- LWE-related incidents fell 82% from 2010 to 2025, deaths dropped about 90% in the same period
- Maoist casualties and surrenders reached record highs in 2025, with over 2,300 cadres surrendering
- Maoist violence affected only 32 districts in 2025, down from 96 districts in 2010
As Union Home Minister Amit Shah's March 31, 2026 deadline to end Maoist violence draws to a close, government data accessed by NDTV shows that the insurgency has been pushed to its weakest level in more than two decades--though not entirely extinguished.
The numbers from the Union Home Ministry tell the story of a conflict that has sharply contracted in both scale and geography. Total Left Wing Extremism (LWE)-related violence, which had peaked at 2,213 incidents in 2010, fell to 401 in 2025--a decline of nearly 82 per cent. Deaths of civilians and security forces combined dropped even more dramatically, from 1,005 in 2010 to 100 in 2025, a fall of about 90 per cent.
The early figures for 2026 are lower still. Till March 24, there were 42 incidents of violence and six deaths - five civilians and one security personnel - while 52 Maoists were killed in operations. On the ground, this suggests that the security grid has tightened substantially in the insurgency's former core zones, though the persistence of fresh incidents means the deadline may pass before the violence is reduced to absolute zero.
One of the clearest indicators of the state's growing advantage is the rise in Maoist casualties and surrenders. In 2024, 290 Maoists were killed. In 2025, that number climbed further to 364, the highest annual figure in the latest phase of the anti-Maoist campaign. Even in the first three months of 2026, 52 Maoists had already been killed.
But the more politically significant trend may be the surge in surrenders - what the government calls the return of cadres to the mainstream. The Home Ministry figures show 2,337 Maoists surrendered in 2025 alone, the highest annual total in the data accessed by NDTV. By March 24 this year, another 633 had already laid down arms.
The geography of these surrenders is revealing. Chhattisgarh accounted for 1,573 of the 2,337 surrenders in 2025, underlining that the decisive battle for the future of the Maoist movement is being fought in Bastar and adjoining forested zones. Telangana followed with 503 surrenders, while Maharashtra recorded 128. Since 2004, a total of 16,496 Maoists have surrendered across India, with Chhattisgarh alone accounting for 9,573 - well over half the national total. Andhra Pradesh, once a major theatre of Maoist activity, accounts for 3,423 surrenders over the same period, and Telangana 1,033.
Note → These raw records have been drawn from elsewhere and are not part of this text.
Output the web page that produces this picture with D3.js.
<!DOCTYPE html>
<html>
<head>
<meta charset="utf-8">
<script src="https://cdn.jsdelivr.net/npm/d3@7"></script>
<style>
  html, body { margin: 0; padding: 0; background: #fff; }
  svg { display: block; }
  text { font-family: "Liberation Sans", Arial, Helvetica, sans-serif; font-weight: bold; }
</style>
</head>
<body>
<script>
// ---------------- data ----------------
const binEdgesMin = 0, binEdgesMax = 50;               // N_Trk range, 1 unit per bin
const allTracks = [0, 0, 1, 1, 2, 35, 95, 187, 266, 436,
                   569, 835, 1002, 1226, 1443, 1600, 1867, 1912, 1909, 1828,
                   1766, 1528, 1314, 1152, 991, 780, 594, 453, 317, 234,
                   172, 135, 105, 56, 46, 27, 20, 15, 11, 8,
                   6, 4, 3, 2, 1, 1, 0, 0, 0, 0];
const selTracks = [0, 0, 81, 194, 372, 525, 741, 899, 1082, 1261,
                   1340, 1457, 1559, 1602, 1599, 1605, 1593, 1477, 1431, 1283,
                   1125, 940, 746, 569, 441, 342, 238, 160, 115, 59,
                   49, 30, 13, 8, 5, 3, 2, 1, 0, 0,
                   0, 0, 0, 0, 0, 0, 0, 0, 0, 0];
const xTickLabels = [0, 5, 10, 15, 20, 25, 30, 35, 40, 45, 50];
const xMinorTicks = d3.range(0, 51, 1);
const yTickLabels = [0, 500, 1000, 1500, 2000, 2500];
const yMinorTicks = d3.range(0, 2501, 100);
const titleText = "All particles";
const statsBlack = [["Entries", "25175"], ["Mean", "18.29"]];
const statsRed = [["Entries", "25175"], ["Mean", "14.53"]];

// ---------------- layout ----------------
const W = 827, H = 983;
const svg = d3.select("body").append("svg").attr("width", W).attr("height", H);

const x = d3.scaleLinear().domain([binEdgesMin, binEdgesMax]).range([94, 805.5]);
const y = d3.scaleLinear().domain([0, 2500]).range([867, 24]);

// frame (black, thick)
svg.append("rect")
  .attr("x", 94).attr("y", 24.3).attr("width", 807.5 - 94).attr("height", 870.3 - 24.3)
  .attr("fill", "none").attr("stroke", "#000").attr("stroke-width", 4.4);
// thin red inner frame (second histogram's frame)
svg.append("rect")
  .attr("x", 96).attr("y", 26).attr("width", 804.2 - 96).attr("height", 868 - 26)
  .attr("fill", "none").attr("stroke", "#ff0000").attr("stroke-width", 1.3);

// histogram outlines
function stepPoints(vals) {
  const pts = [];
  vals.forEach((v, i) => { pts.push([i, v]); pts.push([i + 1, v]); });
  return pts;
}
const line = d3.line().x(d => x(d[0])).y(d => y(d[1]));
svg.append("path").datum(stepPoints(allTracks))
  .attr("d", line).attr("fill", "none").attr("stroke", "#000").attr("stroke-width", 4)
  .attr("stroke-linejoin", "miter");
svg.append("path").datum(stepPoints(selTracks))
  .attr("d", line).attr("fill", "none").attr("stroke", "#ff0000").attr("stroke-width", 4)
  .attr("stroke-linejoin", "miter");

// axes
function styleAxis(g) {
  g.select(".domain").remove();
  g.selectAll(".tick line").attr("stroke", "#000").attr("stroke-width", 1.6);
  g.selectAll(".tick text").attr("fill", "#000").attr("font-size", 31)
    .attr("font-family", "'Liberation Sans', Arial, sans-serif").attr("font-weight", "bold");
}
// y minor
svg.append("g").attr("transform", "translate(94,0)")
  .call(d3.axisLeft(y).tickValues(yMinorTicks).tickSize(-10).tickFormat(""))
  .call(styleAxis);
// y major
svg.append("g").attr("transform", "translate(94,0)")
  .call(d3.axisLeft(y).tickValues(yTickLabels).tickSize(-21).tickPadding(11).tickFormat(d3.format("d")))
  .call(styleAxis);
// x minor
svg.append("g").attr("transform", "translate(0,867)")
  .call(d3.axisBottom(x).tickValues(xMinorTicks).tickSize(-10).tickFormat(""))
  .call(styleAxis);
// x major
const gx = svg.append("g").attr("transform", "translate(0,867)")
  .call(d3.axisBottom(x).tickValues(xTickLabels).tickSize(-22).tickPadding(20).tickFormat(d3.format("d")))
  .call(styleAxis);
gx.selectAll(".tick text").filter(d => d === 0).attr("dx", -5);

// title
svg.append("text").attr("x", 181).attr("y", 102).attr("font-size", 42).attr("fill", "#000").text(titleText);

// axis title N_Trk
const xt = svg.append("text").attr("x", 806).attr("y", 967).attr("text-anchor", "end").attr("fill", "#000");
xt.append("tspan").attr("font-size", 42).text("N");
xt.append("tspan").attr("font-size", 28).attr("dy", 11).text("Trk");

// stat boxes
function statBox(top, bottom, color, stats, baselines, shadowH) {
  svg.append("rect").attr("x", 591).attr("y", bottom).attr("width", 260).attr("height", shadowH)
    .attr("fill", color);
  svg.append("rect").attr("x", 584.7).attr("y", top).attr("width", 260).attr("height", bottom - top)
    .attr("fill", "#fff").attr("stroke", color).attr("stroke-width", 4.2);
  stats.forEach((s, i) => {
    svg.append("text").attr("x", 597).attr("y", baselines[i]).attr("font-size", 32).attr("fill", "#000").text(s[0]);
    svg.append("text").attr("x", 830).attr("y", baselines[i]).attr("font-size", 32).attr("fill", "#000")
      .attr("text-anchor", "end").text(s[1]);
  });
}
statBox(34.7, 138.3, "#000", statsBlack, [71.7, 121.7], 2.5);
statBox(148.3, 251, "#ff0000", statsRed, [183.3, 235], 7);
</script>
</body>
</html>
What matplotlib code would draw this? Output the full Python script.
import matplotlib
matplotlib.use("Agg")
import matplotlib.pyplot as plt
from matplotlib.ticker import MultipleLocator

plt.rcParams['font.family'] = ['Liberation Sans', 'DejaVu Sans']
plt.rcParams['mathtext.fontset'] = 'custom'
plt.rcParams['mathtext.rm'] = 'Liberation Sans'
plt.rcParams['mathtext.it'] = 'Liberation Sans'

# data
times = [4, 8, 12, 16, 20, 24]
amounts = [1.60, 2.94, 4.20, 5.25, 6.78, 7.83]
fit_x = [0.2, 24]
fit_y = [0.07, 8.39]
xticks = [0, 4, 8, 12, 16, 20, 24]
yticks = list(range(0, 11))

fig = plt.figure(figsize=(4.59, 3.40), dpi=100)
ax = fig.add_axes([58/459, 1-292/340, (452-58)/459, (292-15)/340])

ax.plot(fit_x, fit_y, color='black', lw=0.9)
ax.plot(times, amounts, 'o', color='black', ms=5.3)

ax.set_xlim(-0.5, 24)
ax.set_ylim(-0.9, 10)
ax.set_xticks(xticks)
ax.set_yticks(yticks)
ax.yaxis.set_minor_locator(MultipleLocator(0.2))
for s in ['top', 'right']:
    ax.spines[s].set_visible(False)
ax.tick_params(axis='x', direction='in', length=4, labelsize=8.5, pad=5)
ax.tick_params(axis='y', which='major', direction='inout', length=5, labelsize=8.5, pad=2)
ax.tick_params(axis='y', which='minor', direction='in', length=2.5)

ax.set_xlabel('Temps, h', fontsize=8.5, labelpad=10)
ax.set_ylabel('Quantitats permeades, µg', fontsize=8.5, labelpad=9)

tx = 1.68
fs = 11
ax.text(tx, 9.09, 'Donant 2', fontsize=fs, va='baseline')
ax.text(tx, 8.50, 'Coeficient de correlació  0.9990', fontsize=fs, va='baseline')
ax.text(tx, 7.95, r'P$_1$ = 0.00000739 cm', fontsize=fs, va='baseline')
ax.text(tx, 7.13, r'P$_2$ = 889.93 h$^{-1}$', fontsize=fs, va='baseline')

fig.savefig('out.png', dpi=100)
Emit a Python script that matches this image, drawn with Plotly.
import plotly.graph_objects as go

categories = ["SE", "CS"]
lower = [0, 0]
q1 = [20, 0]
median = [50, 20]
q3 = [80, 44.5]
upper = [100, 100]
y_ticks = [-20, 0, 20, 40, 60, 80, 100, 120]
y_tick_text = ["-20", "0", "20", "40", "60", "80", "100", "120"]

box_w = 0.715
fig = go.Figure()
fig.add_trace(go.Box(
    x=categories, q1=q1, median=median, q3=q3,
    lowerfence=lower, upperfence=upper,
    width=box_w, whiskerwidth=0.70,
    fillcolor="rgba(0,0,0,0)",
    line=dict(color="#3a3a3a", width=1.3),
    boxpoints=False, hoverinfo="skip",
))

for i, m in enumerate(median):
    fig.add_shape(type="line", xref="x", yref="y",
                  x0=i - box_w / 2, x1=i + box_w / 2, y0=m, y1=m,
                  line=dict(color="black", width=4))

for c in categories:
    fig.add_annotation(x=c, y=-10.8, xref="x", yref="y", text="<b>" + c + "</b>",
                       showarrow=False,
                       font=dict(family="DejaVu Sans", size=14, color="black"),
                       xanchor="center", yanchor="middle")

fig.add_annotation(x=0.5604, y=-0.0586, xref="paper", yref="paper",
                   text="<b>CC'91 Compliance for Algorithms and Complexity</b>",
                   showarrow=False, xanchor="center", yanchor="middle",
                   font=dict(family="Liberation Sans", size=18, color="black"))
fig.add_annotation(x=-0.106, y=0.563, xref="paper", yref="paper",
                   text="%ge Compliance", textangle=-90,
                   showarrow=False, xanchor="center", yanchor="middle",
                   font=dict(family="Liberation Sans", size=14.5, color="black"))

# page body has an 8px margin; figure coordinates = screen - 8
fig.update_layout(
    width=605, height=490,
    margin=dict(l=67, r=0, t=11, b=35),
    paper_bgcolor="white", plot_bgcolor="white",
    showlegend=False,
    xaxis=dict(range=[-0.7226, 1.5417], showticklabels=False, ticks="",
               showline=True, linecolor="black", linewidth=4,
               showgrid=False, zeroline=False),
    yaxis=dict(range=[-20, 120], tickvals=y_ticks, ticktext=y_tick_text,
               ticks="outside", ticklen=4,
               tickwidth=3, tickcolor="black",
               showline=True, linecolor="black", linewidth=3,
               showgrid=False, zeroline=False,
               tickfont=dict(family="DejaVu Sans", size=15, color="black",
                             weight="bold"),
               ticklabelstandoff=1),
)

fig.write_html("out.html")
The shrinking territorial footprint of the insurgency is equally striking. In 2010, Maoist violence affected 96 districts and 465 police stations. By 2025, it dropped to 32 districts and 119 police stations. Till March 24 this year, the violence was reported from just 11 districts and 20 police stations, according to the figures accessed by NDTV.
Officials argue that these numbers reflect the success of a two-track strategy: relentless security operations coupled with aggressive state expansion into areas where the Maoists once held sway.
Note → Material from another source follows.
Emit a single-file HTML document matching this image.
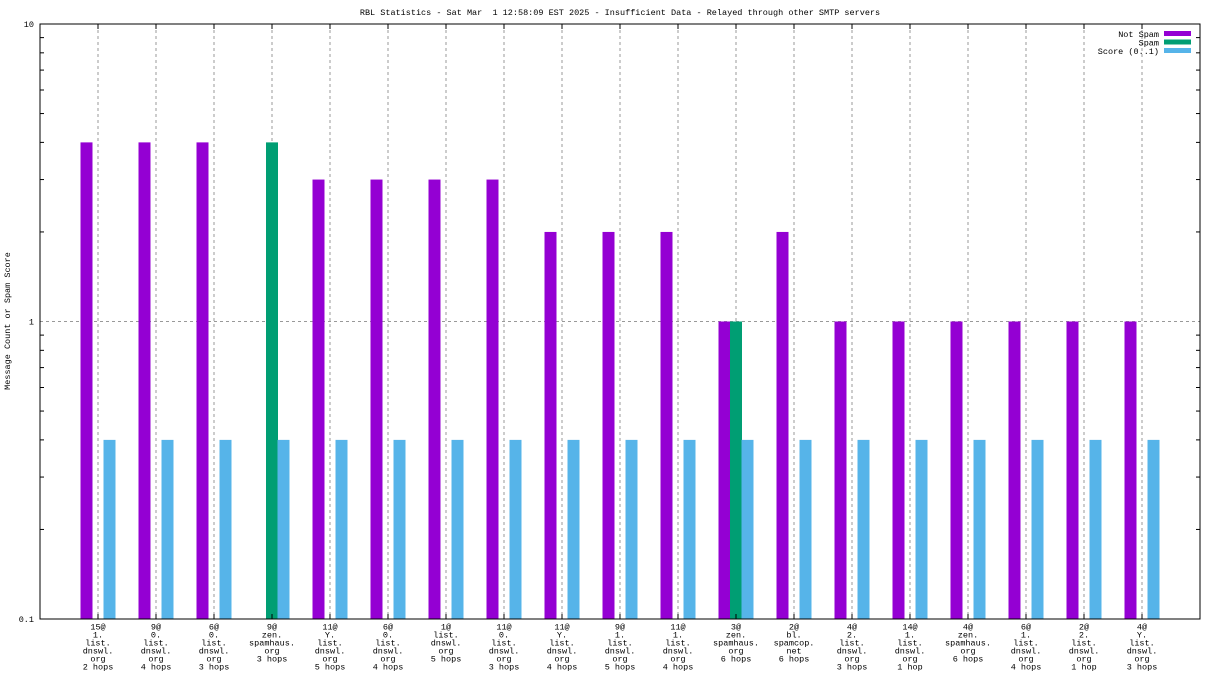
<!DOCTYPE html>
<html><head><meta charset="utf-8"><style>
body{margin:0;background:#fff;}
svg{display:block;font-family:"Liberation Mono",monospace;font-size:8.5px;}
text{white-space:pre;}
</style></head><body>
<svg id="chart" width="1216" height="684">
<text x="620" y="15" text-anchor="middle">RBL Statistics - Sat Mar  1 12:58:09 EST 2025 - Insufficient Data - Relayed through other SMTP servers</text>
<text transform="translate(10,321) rotate(-90)" text-anchor="middle">Message Count or Spam Score</text>
<g id="grid"></g><g id="bars"></g><g id="axes"></g><g id="legend"></g>
</svg>
<script>
const categories=[
["15@","1.","list.","dnswl.","org","2 hops"],["9@","0.","list.","dnswl.","org","4 hops"],["6@","0.","list.","dnswl.","org","3 hops"],
["9@","zen.","spamhaus.","org","3 hops"],["11@","Y.","list.","dnswl.","org","5 hops"],["6@","0.","list.","dnswl.","org","4 hops"],
["1@","list.","dnswl.","org","5 hops"],["11@","0.","list.","dnswl.","org","3 hops"],["11@","Y.","list.","dnswl.","org","4 hops"],
["9@","1.","list.","dnswl.","org","5 hops"],["11@","1.","list.","dnswl.","org","4 hops"],["3@","zen.","spamhaus.","org","6 hops"],
["2@","bl.","spamcop.","net","6 hops"],["4@","2.","list.","dnswl.","org","3 hops"],["14@","1.","list.","dnswl.","org","1 hop"],
["4@","zen.","spamhaus.","org","6 hops"],["6@","1.","list.","dnswl.","org","4 hops"],["2@","2.","list.","dnswl.","org","1 hop"],
["4@","Y.","list.","dnswl.","org","3 hops"]];
const notSpam=[4,4,4,0,3,3,3,3,2,2,2,1,2,1,1,1,1,1,1];
const spam=[0,0,0,4,0,0,0,0,0,0,0,1,0,0,0,0,0,0,0];
const score=[0.4,0.4,0.4,0.4,0.4,0.4,0.4,0.4,0.4,0.4,0.4,0.4,0.4,0.4,0.4,0.4,0.4,0.4,0.4];
const yTicks=[0.1,1,10];
const seriesNames=["Not Spam","Spam","Score (0..1)"];
const colors=["#9400d3","#009e73","#56b4e9"];
const NS="http://www.w3.org/2000/svg";
const L=40,R=1200,T=24,B=619;
const y=v=>B-(Math.log10(v)+1)/2*(B-T);
const xc=i=>98+i*58;
function mk(tag,attrs,parent){const e=document.createElementNS(NS,tag);for(const k in attrs)e.setAttribute(k,attrs[k]);document.getElementById(parent).appendChild(e);return e;}
for(let i=0;i<categories.length;i++){
 const g=mk('line',{x1:xc(i),x2:xc(i),y1:T,y2:B,stroke:'#999','stroke-dasharray':'3,3'},'grid');
 
 
}
{const g=mk('line',{x1:L,x2:R,y1:y(1),y2:y(1),stroke:'#999','stroke-dasharray':'3,3'},'grid');
 
 }
const series=[notSpam,spam,score];
series.forEach((s,si)=>{s.forEach((v,i)=>{if(v<=0.1)return;
 const x=xc(i)-17.5+si*11.5;
 const r=mk('rect',{x:x,y:y(v),width:12,height:B-y(v),fill:colors[si]},'bars');
 
 
});});
const frame=mk('rect',{x:L,y:T,width:R-L,height:B-T,fill:'none',stroke:'#000','stroke-width':1},'axes');


yTicks.forEach(v=>{
 const t=mk('text',{x:L-6,y:y(v)+3,'text-anchor':'end'},'axes');t.textContent=String(v);
 
 
});
for(let d=-1;d<1;d++)for(let m=2;m<=9;m++){const v=m*Math.pow(10,d);
 mk('line',{x1:L,x2:L+4,y1:y(v),y2:y(v),stroke:'#000'},'axes');
 mk('line',{x1:R,x2:R-4,y1:y(v),y2:y(v),stroke:'#000'},'axes');}
categories.forEach((c,i)=>{
 mk('line',{x1:xc(i),x2:xc(i),y1:B,y2:B-5,stroke:'#000'},'axes');
 mk('line',{x1:xc(i),x2:xc(i),y1:T,y2:T+5,stroke:'#000'},'axes');
 const t=mk('text',{x:xc(i),y:630,'text-anchor':'middle'},'axes');
 
 
 c.forEach((line,k)=>{const ts=document.createElementNS(NS,'tspan');ts.setAttribute('x',xc(i));ts.setAttribute('y',629.5+k*8.0);ts.textContent=line;t.appendChild(ts);});
});
seriesNames.forEach((n,k)=>{
 const t=mk('text',{x:1159,y:37+k*8.5,'text-anchor':'end'},'legend');t.textContent=n;
 
 
 const r=mk('rect',{x:1164,y:31+k*8.5,width:27,height:5,fill:colors[k]},'legend');
 
 
});
</script>
</body></html>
The development push in Left Wing Extremism-affected areas has been broad-based. Since 2014, 17,500 km of roads have been built, 9,000 mobile towers installed, and 2,343 of them upgraded to 4G. Banking penetration has also deepened, with 6,025 new post offices providing banking services, 1,804 operational bank branches, 1,321 ATMs, and 75,000 banking correspondents brought into these regions. Education and welfare infrastructure have expanded too, with 9,303 schools constructed and 258 Eklavya schools sanctioned - 179 already operational - along with 11 Kendriya Vidyalayas and six Navodaya schools.
In the health sector, the government's pitch is that the state has become more visible in places where fear once kept public institutions away. A 240-bed super specialty hospital has come up in Jagdalpur, two new field hospitals have been built in Bijapur and Sukma, and six more field hospitals have been upgraded. Since 2017, these facilities have treated 67,500 patients. In Chhattisgarh, 12,927 special health camps have covered 7,66,585 beneficiaries, while grassroots programmes such as the Mitanin network now involve more than 70,000 community health workers, over 80 per cent of them from tribal or marginalised backgrounds.
There are also signs of normalisation in civic participation. In Bastar, voter turnout rose to 68.29 per cent in 2024, up from 66.04 per cent in 2019. PM Awas Yojana beneficiaries in these areas rose from 92,847 in 2024 to 2,54,045 in 2025, while MGNREGA beneficiaries increased from 8,19,983 to 9,87,204.
For the Narendra Modi government, these numbers offer a strong case that the Maoist insurgency is in irreversible decline. For Amit Shah, they provide evidence that his deadline-driven strategy has yielded its sharpest results yet.
But the final data point may be the most important: even after an 82 per cent fall in violence and a 90 per cent drop in deaths, there were still incidents, still casualties, and still armed cadres in the field as the March 31 deadline approached.
The insurgency may be closer than ever to collapse. The challenge for the government now is to ensure that military gains harden into a political endgame.